On Estonian Independence Day in Tartu
President Kersti Kaljulaid and Georgi-Rene Maksimovski
© Office of the President

24.02.2018

‘I would like to extend to all of you my sincerest congratulations on the anniversary of our Fatherland. This day unites us in joy and worry, in work and hardship. On behalf of the nation, allow me to confirm: Estonia is grateful to be joined in our celebrations by all our neighbours on this most important of days; by the full family of Nordic countries, particularly Finland; by the Member States of the European Union, and by the Members of the Atlantic Alliance, our political partners.’

That was how President Lennart Meri began his speech celebrating the 80th anniversary of the Republic of Estonia. And I am sincerely delighted to state that all those named continue to stand alongside us – with the slight difference that we are now a fully equal actor in line with them.

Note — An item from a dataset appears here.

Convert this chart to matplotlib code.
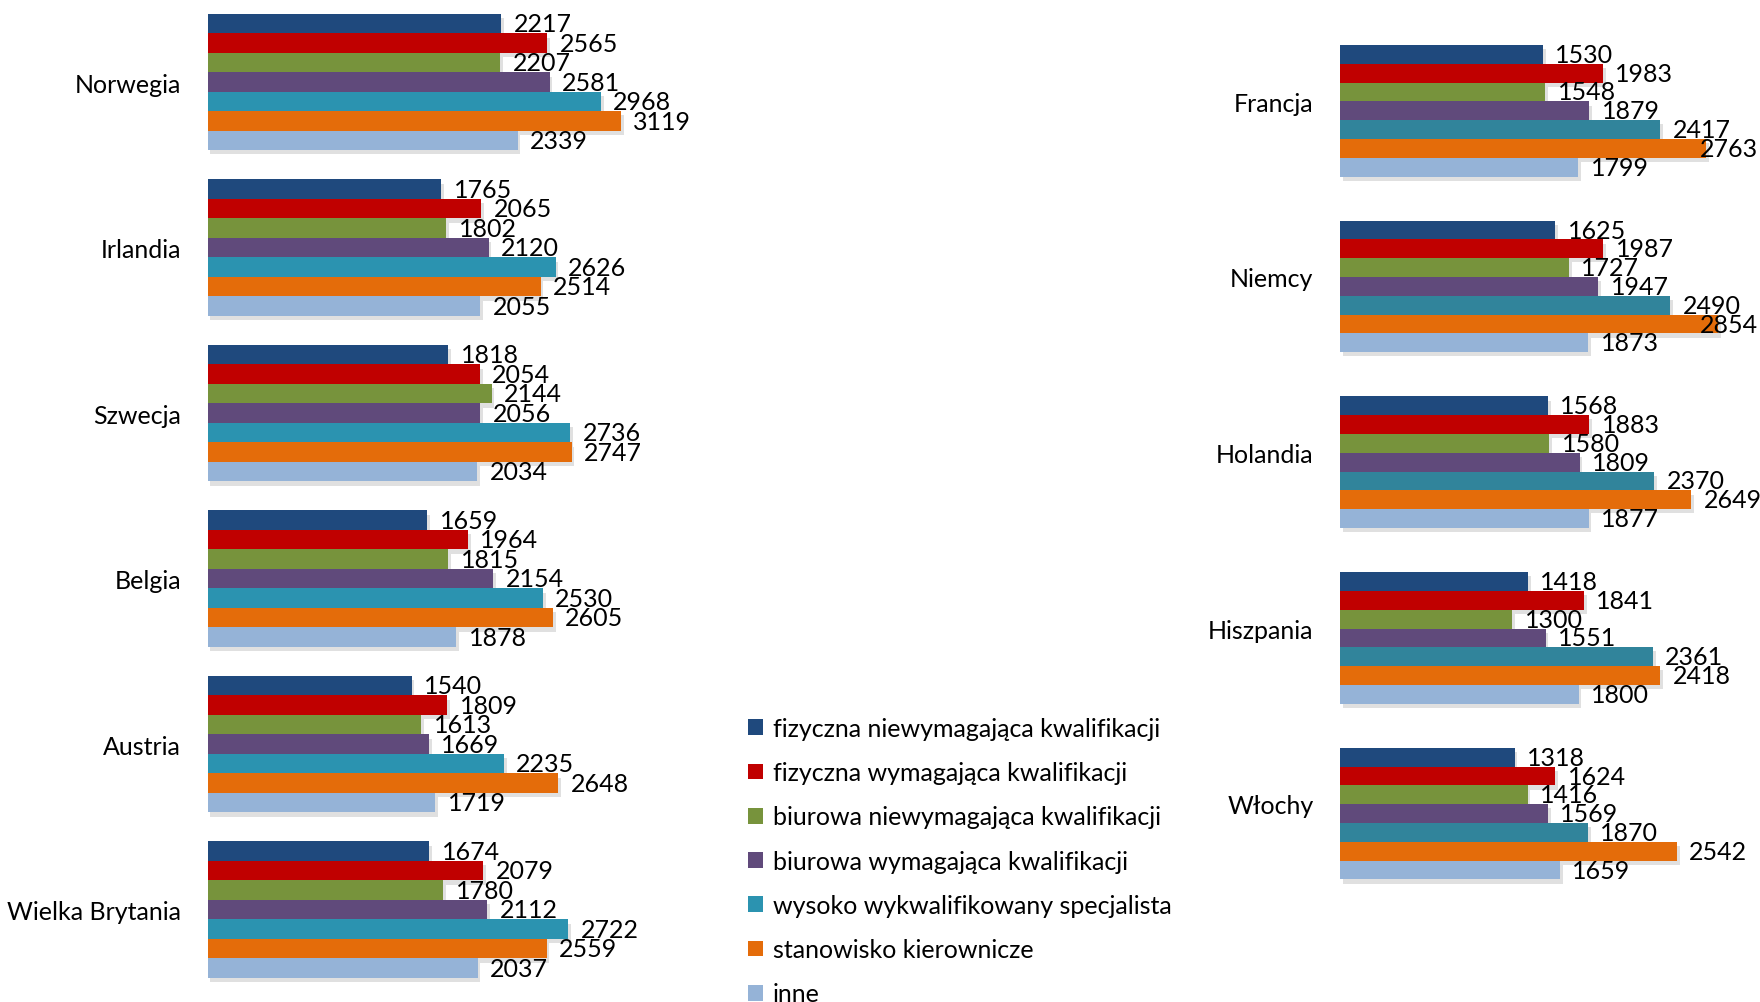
import matplotlib
matplotlib.use('Agg')
import numpy as np
import matplotlib.pyplot as plt
import matplotlib.patheffects as pe
from matplotlib.patches import Patch

plt.rcParams['font.family'] = ['Lato', 'DejaVu Sans']

# kategorie stanowisk (seria)
series = ['fizyczna niewymagająca kwalifikacji', 'fizyczna wymagająca kwalifikacji',
          'biurowa niewymagająca kwalifikacji', 'biurowa wymagająca kwalifikacji',
          'wysoko wykwalifikowany specjalista', 'stanowisko kierownicze', 'inne']
colors = ['#1F497D', '#C00000', '#77933C', '#604A7B', '#2B93B0', '#E46C0A', '#95B3D7']
colors_right = ['#1F497D', '#C00000', '#77933C', '#604A7B', '#31849B', '#E46C0A', '#95B3D7']

# lewy panel
countries_left = ['Norwegia', 'Irlandia', 'Szwecja', 'Belgia', 'Austria', 'Wielka Brytania']
norwegia = [2217, 2565, 2207, 2581, 2968, 3119, 2339]
irlandia = [1765, 2065, 1802, 2120, 2626, 2514, 2055]
szwecja = [1818, 2054, 2144, 2056, 2736, 2747, 2034]
belgia = [1659, 1964, 1815, 2154, 2530, 2605, 1878]
austria = [1540, 1809, 1613, 1669, 2235, 2648, 1719]
wielka_brytania = [1674, 2079, 1780, 2112, 2722, 2559, 2037]

# prawy panel
countries_right = ['Francja', 'Niemcy', 'Holandia', 'Hiszpania', 'Włochy']
francja = [1530, 1983, 1548, 1879, 2417, 2763, 1799]
niemcy = [1625, 1987, 1727, 1947, 2490, 2854, 1873]
holandia = [1568, 1883, 1580, 1809, 2370, 2649, 1877]
hiszpania = [1418, 1841, 1300, 1551, 2361, 2418, 1800]
wlochy = [1318, 1624, 1416, 1569, 1870, 2542, 1659]

left_vals = np.array([norwegia, irlandia, szwecja, belgia, austria, wielka_brytania])
right_vals = np.array([francja, niemcy, holandia, hiszpania, wlochy])

FS = 18
W, H = 1760, 1003
fig = plt.figure(figsize=(W / 100, H / 100), dpi=100)

shadow = [pe.SimplePatchShadow(offset=(2, -3), shadow_rgbFace='#999999', alpha=0.3), pe.Normal()]


def draw_panel(ax, vals, countries, cols, h, xmax, label_dy):
    n = len(countries)
    for j in range(len(series)):
        y = np.arange(n) + (j - 3) * h
        bars = ax.barh(y, vals[:, j], height=h, color=cols[j], linewidth=0)
        for b in bars:
            b.set_path_effects(shadow)
        for yy, v in zip(y, vals[:, j]):
            # etykieta przy końcu słupka, przesunięta gdy wychodzi poza rysunek
            if v + 500 > xmax:
                ax.annotate(str(v), (xmax, yy), xytext=(-1, 0), textcoords='offset points',
                            ha='right', va='center', fontsize=FS)
            else:
                ax.annotate(str(v), (v, yy), xytext=(9, 0), textcoords='offset points',
                            ha='left', va='center', fontsize=FS)
    ax.set_xlim(0, xmax)
    ax.set_yticks(np.arange(n) - label_dy)
    ax.set_yticklabels(countries, fontsize=FS)
    ax.tick_params(axis='y', length=0, pad=19)
    ax.set_xticks([])
    for s in ax.spines.values():
        s.set_visible(False)
    ax.patch.set_alpha(0)


# lewy: start słupków 207.6 px, 0.1325 px na jednostkę
axL = fig.add_axes([207.6 / W, 0, 3700 * 0.1325 / W, 1])
draw_panel(axL, left_vals, countries_left, colors, 0.1178, 3700, 0.0)
axL.set_ylim(5.558, -0.502)

axR = fig.add_axes([1340 / W, 0, 3165 * 0.1325 / W, 1])
draw_panel(axR, right_vals, countries_right, colors_right, 0.107, 3165, 0.055)
axR.set_ylim(5.072, -0.636)

handles = [Patch(facecolor=c, edgecolor='none') for c in colors]
fig.legend(handles, series, loc='upper left', bbox_to_anchor=(748 / W, 1 - 718 / H),
           frameon=False, fontsize=FS, handlelength=0.6, handleheight=0.6,
           handletextpad=0.4, labelspacing=0.85, borderpad=0, borderaxespad=0)

fig.savefig('out.png', dpi=100)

Of course, we ourselves do not always believe in our equality, even though we did just carry out a successful Presidency of the Council of the European Union. And although it may sometimes seem like we spend more time and energy on introducing e-government than further developing it, we are still very much fit to be an example to our partners.

There is nothing new about this, I might add. In 1943, Director of the Bank of England Lord Wedgewood remarked: ‘Estonia was the best-governed small state in Northern Europe.’ So recalled Estonian Prime Minister August Rei, who was serving as acting President of the Government of Estonia in exile on the 30th anniversary of independence.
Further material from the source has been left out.